• **Stored data**:

---*---

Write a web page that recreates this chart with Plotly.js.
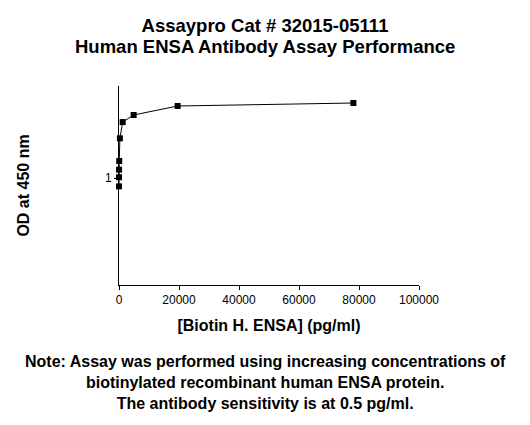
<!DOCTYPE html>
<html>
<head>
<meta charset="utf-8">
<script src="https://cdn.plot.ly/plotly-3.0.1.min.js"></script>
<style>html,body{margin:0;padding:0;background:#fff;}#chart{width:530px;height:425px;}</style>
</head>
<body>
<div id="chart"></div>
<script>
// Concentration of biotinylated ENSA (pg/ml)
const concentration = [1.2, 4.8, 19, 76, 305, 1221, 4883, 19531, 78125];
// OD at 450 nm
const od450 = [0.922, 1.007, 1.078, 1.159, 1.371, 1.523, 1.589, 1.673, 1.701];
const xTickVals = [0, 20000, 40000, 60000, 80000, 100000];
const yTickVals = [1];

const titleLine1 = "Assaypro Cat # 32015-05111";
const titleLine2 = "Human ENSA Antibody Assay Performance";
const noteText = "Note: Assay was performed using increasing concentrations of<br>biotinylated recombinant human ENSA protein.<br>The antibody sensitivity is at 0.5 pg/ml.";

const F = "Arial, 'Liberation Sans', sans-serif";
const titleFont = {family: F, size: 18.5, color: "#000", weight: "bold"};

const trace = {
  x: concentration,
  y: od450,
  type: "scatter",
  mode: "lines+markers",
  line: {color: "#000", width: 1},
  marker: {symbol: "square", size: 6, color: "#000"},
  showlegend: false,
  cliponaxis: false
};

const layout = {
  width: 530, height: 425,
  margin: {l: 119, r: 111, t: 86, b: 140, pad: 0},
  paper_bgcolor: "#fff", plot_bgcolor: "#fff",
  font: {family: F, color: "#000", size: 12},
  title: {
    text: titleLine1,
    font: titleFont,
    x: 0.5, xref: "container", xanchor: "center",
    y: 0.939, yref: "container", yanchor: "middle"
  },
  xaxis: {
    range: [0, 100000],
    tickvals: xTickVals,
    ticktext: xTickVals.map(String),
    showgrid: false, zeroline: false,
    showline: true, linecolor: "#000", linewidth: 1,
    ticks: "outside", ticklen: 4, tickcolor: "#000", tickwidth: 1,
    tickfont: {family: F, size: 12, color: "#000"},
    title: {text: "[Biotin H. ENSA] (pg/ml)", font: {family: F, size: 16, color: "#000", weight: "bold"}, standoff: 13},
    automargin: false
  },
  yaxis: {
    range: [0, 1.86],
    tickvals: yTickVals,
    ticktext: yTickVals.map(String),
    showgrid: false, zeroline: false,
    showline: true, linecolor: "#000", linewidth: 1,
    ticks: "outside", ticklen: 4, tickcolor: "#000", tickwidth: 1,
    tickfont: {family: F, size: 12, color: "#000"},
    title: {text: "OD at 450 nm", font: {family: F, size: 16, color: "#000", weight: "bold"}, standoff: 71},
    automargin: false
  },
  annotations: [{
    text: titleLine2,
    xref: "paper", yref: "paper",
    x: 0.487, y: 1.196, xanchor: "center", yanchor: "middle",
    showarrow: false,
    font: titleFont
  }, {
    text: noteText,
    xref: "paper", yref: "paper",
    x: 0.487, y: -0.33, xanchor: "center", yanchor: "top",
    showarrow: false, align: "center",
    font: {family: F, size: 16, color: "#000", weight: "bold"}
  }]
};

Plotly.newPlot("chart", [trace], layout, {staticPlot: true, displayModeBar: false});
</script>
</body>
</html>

---*---

• **What is being asked**:
Copy nothing but the lines from the top of the material through the line holding "const yTickVals = [1];", exactly as written; omit pictures.

• **Reply**:
Write a web page that recreates this chart with Plotly.js.
<!DOCTYPE html>
<html>
<head>
<meta charset="utf-8">
<script src="https://cdn.plot.ly/plotly-3.0.1.min.js"></script>
<style>html,body{margin:0;padding:0;background:#fff;}#chart{width:530px;height:425px;}</style>
</head>
<body>
<div id="chart"></div>
<script>
// Concentration of biotinylated ENSA (pg/ml)
const concentration = [1.2, 4.8, 19, 76, 305, 1221, 4883, 19531, 78125];
// OD at 450 nm
const od450 = [0.922, 1.007, 1.078, 1.159, 1.371, 1.523, 1.589, 1.673, 1.701];
const xTickVals = [0, 20000, 40000, 60000, 80000, 100000];
const yTickVals = [1];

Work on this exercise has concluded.